From divine Nut to pecan pie

October 5, 2013 

The fast-fading sunshine of autumn is the magic that tells the sweet nut hanging from the tree that the nutting season is underway.

Ancient Egyptian hieroglyphics depicted “Nut” as a goddess, arching overhead, holding the stars and other objects assigned to stay aloft in their places. Her weakness was that, as the hours of daylight shorten, her tears, mingling with the falling leaves, would cause the seeds of trees to start falling.

Times and concepts change. The stars do a pretty good job of staying aloft, and today’s definition of a nut has shifted to the encased seed of a tree.

The disagreement has shifted to which falling nut bears the sweetest kernel. There are those who argue for the almond, and certainly there is much to be said for these flavor-laden gems.
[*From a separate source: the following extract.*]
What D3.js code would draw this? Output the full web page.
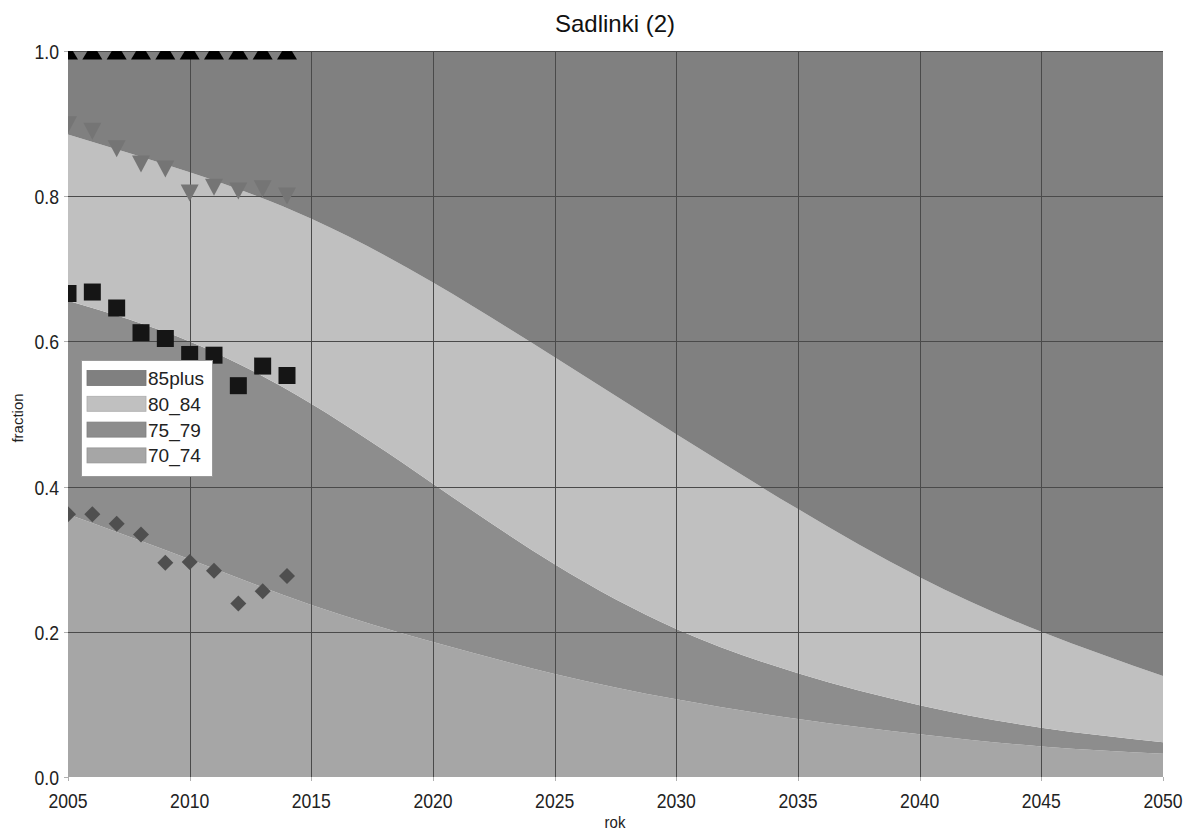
<!DOCTYPE html>
<html>
<head>
<meta charset="utf-8">
<script src="https://cdn.jsdelivr.net/npm/d3@7/dist/d3.min.js"></script>
<style>
  html, body { margin: 0; padding: 0; background: #fff; }
  svg { display: block; font-family: "Liberation Sans", Arial, sans-serif; }
</style>
</head>
<body>
<svg id="chart" width="1186" height="833"></svg>
<script>
// ---- data ----
const years = [2005, 2010, 2015, 2020, 2025, 2030, 2035, 2040, 2045, 2050];
const s70_74 = [0.362, 0.300, 0.237, 0.186, 0.142, 0.107, 0.080, 0.059, 0.042, 0.032];
const s75_79 = [0.294, 0.300, 0.277, 0.218, 0.151, 0.097, 0.063, 0.040, 0.026, 0.016];
const s80_84 = [0.229, 0.233, 0.255, 0.277, 0.285, 0.268, 0.226, 0.176, 0.132, 0.091];
const s85plus = [0.115, 0.167, 0.231, 0.319, 0.422, 0.528, 0.631, 0.725, 0.800, 0.861];

const obsYears = [2005, 2006, 2007, 2008, 2009, 2010, 2011, 2012, 2013, 2014];
const obs85plus = [1, 1, 1, 1, 1, 1, 1, 1, 1, 1];
const obs80_84 = [0.899, 0.890, 0.866, 0.845, 0.838, 0.805, 0.813, 0.808, 0.811, 0.801];
const obs75_79 = [0.666, 0.668, 0.646, 0.612, 0.604, 0.582, 0.581, 0.539, 0.566, 0.553];
const obs70_74 = [0.362, 0.362, 0.349, 0.334, 0.295, 0.296, 0.284, 0.239, 0.256, 0.277];

const keys = ["70_74", "75_79", "80_84", "85plus"];
const legendKeys = ["85plus", "80_84", "75_79", "70_74"];
const xTicks = [2005, 2010, 2015, 2020, 2025, 2030, 2035, 2040, 2045, 2050];
const yTicks = [0, 0.2, 0.4, 0.6, 0.8, 1.0];

// ---- styles ----
const fills = { "85plus": "#808080", "80_84": "#c0c0c0", "75_79": "#8d8d8d", "70_74": "#a6a6a6" };

const svg = d3.select("#chart");
const m = { left: 68, right: 1163, top: 51, bottom: 777 };
const x = d3.scaleLinear().domain([2005, 2050]).range([m.left, m.right]);
const y = d3.scaleLinear().domain([0, 1]).range([m.bottom, m.top]);

const table = years.map((yr, i) => ({
  year: yr, "70_74": s70_74[i], "75_79": s75_79[i], "80_84": s80_84[i], "85plus": s85plus[i]
}));
const stacked = d3.stack().keys(keys)(table);

svg.append("defs").append("clipPath").attr("id", "plotclip")
  .append("rect").attr("x", m.left).attr("y", m.top)
  .attr("width", m.right - m.left).attr("height", m.bottom - m.top);

const area = d3.area()
  .x(d => x(d.data.year)).y0(d => y(d[0])).y1(d => y(d[1]))
  .curve(d3.curveNatural);

const plot = svg.append("g").attr("clip-path", "url(#plotclip)");
plot.selectAll("path.band").data(stacked).join("path")
  .attr("class", "band")
  .attr("fill", d => fills[d.key])
  .attr("d", area);

// gridlines
const grid = svg.append("g");
grid.selectAll("line.v").data(xTicks).join("line")
  .attr("x1", d => Math.round(x(d)) + 0.5).attr("x2", d => Math.round(x(d)) + 0.5)
  .attr("y1", m.top).attr("y2", m.bottom)
  .attr("stroke", d => (d === 2005 || d === 2050) ? "none" : "#4a4a4a").attr("stroke-width", 1);
grid.selectAll("line.h").data(yTicks).join("line")
  .attr("x1", m.left).attr("x2", m.right)
  .attr("y1", d => Math.round(y(d)) + 0.5).attr("y2", d => Math.round(y(d)) + 0.5)
  .attr("stroke", d => d === 0 ? "none" : "#4a4a4a").attr("stroke-width", 1);

// small ticks
grid.selectAll("line.xt").data(xTicks).join("line")
  .attr("x1", d => Math.round(x(d)) + 0.5).attr("x2", d => Math.round(x(d)) + 0.5)
  .attr("y1", m.bottom).attr("y2", m.bottom + 4).attr("stroke", "#b0b0b0");
grid.selectAll("line.yt").data(yTicks).join("line")
  .attr("x1", m.left - 4).attr("x2", m.left)
  .attr("y1", d => Math.round(y(d)) + 0.5).attr("y2", d => Math.round(y(d)) + 0.5).attr("stroke", "#b0b0b0");

// markers
const markers = svg.append("g").attr("clip-path", "url(#plotclip)");
const triUp = "M0,-8L10,8.5L-10,8.5Z";
const triDown = "M-9,-8L9,-8L0,9Z";
const square = "M-8.5,-8.5L8.5,-8.5L8.5,8.5L-8.5,8.5Z";
const diamond = "M0,-8L8,0L0,8L-8,0Z";
const obsSeries = [
  { vals: obs85plus, path: triUp, color: "#000000" },
  { vals: obs80_84, path: triDown, color: "#757575" },
  { vals: obs75_79, path: square, color: "#151515" },
  { vals: obs70_74, path: diamond, color: "#4f4f4f" }
];
obsSeries.forEach(s => {
  markers.append("g").selectAll("path").data(obsYears.map((yr, i) => [yr, s.vals[i]])).join("path")
    .attr("d", s.path)
    .attr("fill", s.color)
    .attr("transform", d => `translate(${x(d[0])},${y(d[1])})`);
});

// text helper with horizontal compression
function label(g, tx, ty, txt, size, anchor, sx) {
  g.append("g").attr("transform", `translate(${tx},${ty}) scale(${sx},1)`)
    .append("text").attr("text-anchor", anchor).attr("font-size", size)
    .attr("fill", "#222").text(txt);
}

const axes = svg.append("g");
xTicks.forEach(t => label(axes, x(t), 808, String(t), 20, "middle", 0.88));
yTicks.forEach(t => label(axes, 59, y(t) + 8, d3.format(".1f")(t), 20, "end", 0.88));

label(axes, 615, 828, "rok", 17, "middle", 0.88);
axes.append("text")
  .attr("transform", `translate(23,418) rotate(-90)`)
  .attr("text-anchor", "middle").attr("font-size", 15).attr("fill", "#222")
  .text("fraction");

// title
svg.append("text").attr("x", 615).attr("y", 32).attr("text-anchor", "middle")
  .attr("font-size", 24).attr("fill", "#111").text("Sadlinki (2)");

// legend
const lg = svg.append("g");
lg.append("rect").attr("x", 81.5).attr("y", 360.5).attr("width", 131).attr("height", 116)
  .attr("fill", "#fff").attr("stroke", "#9a9a9a");
legendKeys.forEach((k, i) => {
  const cy = 378 + i * 25.8;
  lg.append("rect").attr("x", 87).attr("y", cy - 7.5).attr("width", 59).attr("height", 15)
    .attr("fill", fills[k]).attr("stroke", d3.color(fills[k]).darker(0.3)).attr("stroke-width", 0.8);
  lg.append("text").attr("x", 148).attr("y", cy + 7).attr("font-size", 19).attr("fill", "#222").text(k);
});
</script>
</body>
</html>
Midwesterners swear by the native hickory as possessing the best flavor, claiming nuts from tthe shellbark hickory being the sweetest of all. More power to them. Let them stand their ground while others of the Northeast argue for the butternut, close kin to both the flavorful mock and pignut.

However, it would require a major shift in attitude to cause the typical Southern country boy to cease trying to beat the squirrels in their unending annual race for the famed, arguably most delicious pecan. There is little that could compete with a delicious pecan pie, fresh out of the oven, unless it be sweet rolls laced with crushed pecan, amid a mixture of brown sugar and sweet butter.

The seed from a pine cone is quite popular worldwide, and Pacific Rim natives swear by the milk of a coconut. The tears of the Egyptian god Nut are now falling. The annual race between man and squirrel to be first to the dinner plate is underway. Best place your wager on the squirrels.